A prince is cursed by a witch into an iron stove, which the witch leaves in the woods. A lost princess finds the stove, and the prince sends her home on the promise that she will marry him. To do this, she had to return with a knife and scrape a hole in the stove.

The king attempts to send first a miller's daughter and then a swine-herd's daughter to take the princess's place. Although the women are very beautiful, they betray their origins, and the princess finally goes. When she scrapes the hole, she finds the prince very handsome. He will take her to his own country, but she wishes to first bid her father farewell. He agrees, but tells her to speak no more than three words. She fails this prohibition, and can not find the iron stove.

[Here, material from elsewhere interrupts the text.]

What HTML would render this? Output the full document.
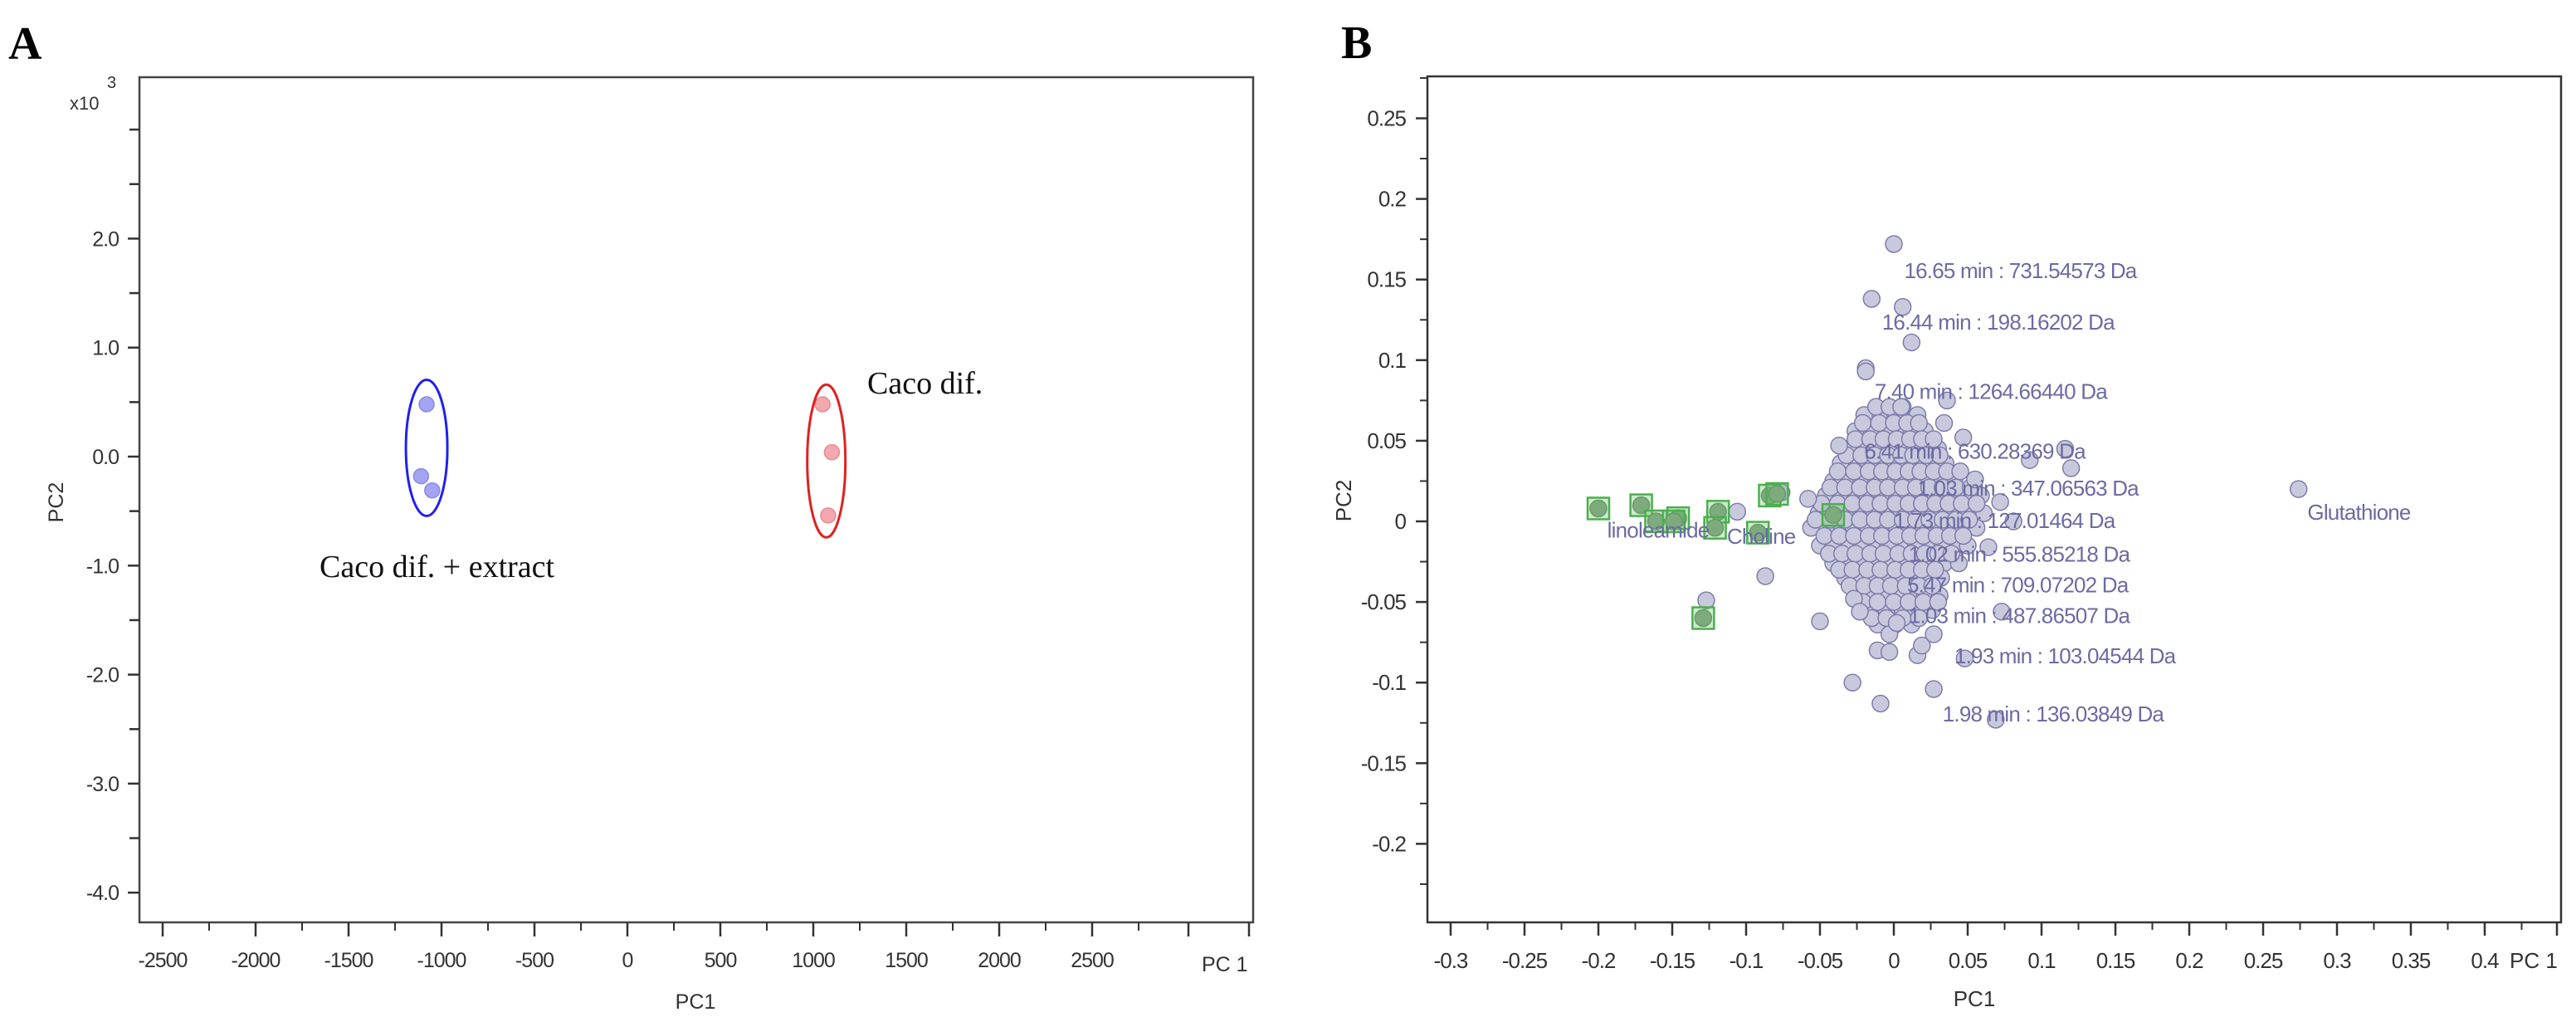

In the woods, she finds a cottage full of toads and frogs. They give her shelter for the night, tell her how to find the prince -- by climbing a high glass mountain, and crossing three piercing swords and a great lake -- and give her gifts -- three large needles, a plough-wheel, and three nuts. She uses the needles to climb the glass mountain and rolls over the swords on the plough-wheel. She finds a castle where the prince was getting married, and cracks the nuts. Each one holds a dress, and she barters each one for a night in the prince's room. The first two nights, his bride gives him a sleeping drink, but the third night, the servants have told the prince of her pleas, and he does not drink.

They steal the bride's clothing so she could not get up and flee, using the ploughwheel and the needles to get back to the cottage of toads and frogs, but when they arrive, it becomes a castle, and the frogs and toads, which were the children of kings, are all transformed back into their true forms. They live there for many years, until they are reconciled with the prince's father.